Senator John McCain and two Democratic senators moved on Thursday to force Facebook, Google and other internet companies to disclose who is purchasing online political advertising, after revelations that Russian-linked operatives bought deceptive ads in the run-up to the 2016 election with no disclosure required.
But the tech industry, which has worked to thwart previous efforts to mandate such disclosure, is mobilizing an army of lobbyists and lawyers — including a senior adviser to Hillary Clinton’s campaign — to help shape proposed regulations. Long before the 2016 election, the adviser, Marc E. Elias, helped Facebook and Google request exemptions from the Federal Election Commission to existing disclosure rules, arguing that ads on the respective platforms were too small to fit disclaimers listing their sponsors.
Now Mr. Elias’s high-powered Democratic election law firm, Perkins Coie, is helping the companies navigate legal and regulatory issues arising from scrutiny of the Russian-linked ads, which critics say might have been flagged by the disclaimers. In a two-front war, tech companies are targeting an election commission rule-making process that was restarted last month and a legislative effort in the Senate.
According to Sen. Klobuchar’s press release, the bill (whose text I don’t believe has yet been released) would change existing law by:
Amending the Bipartisan Campaign Reform Act of 2002’s definition of electioneering communication to include paid Internet and digital advertisements.

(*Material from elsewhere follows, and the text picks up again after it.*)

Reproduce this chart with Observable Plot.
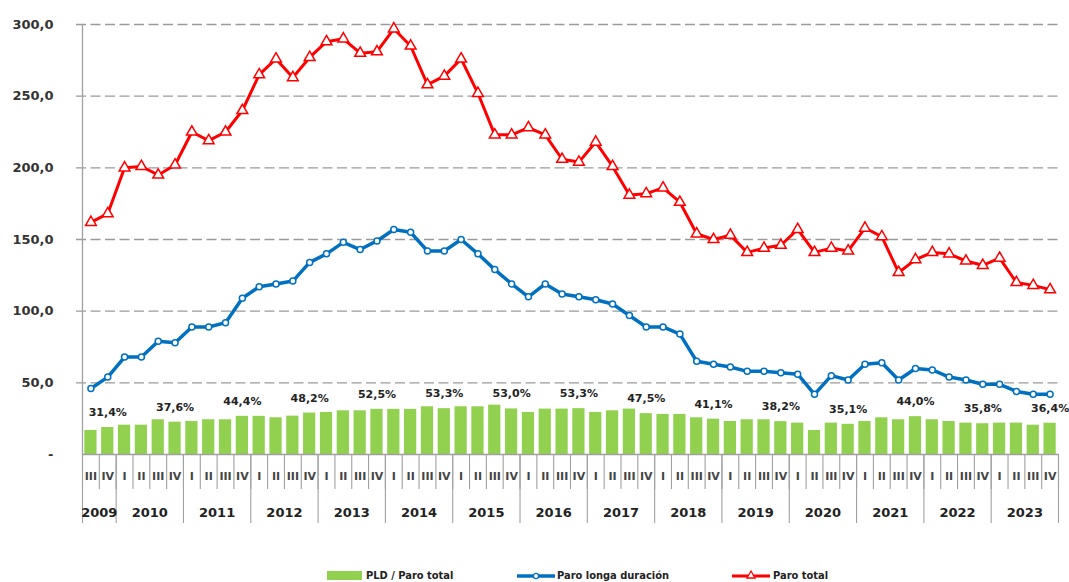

Requiring digital platforms with at least 50,000,000 monthly viewers to maintain a public file of all electioneering communications purchased by a person or group who spends more than $500.00 total on ads published on their platform. The file would contain a digital copy of the advertisement, a description of the audience the advertisement targets, the number of views generated, the dates and times of publication, the rates charged, and the contact information of the purchaser.
Requiring online platforms to make all reasonable efforts to ensure that foreign individuals and entities are not purchasing political advertisements in order to influence the American electorate.
I’ll have more to say when I can see the actual legislation.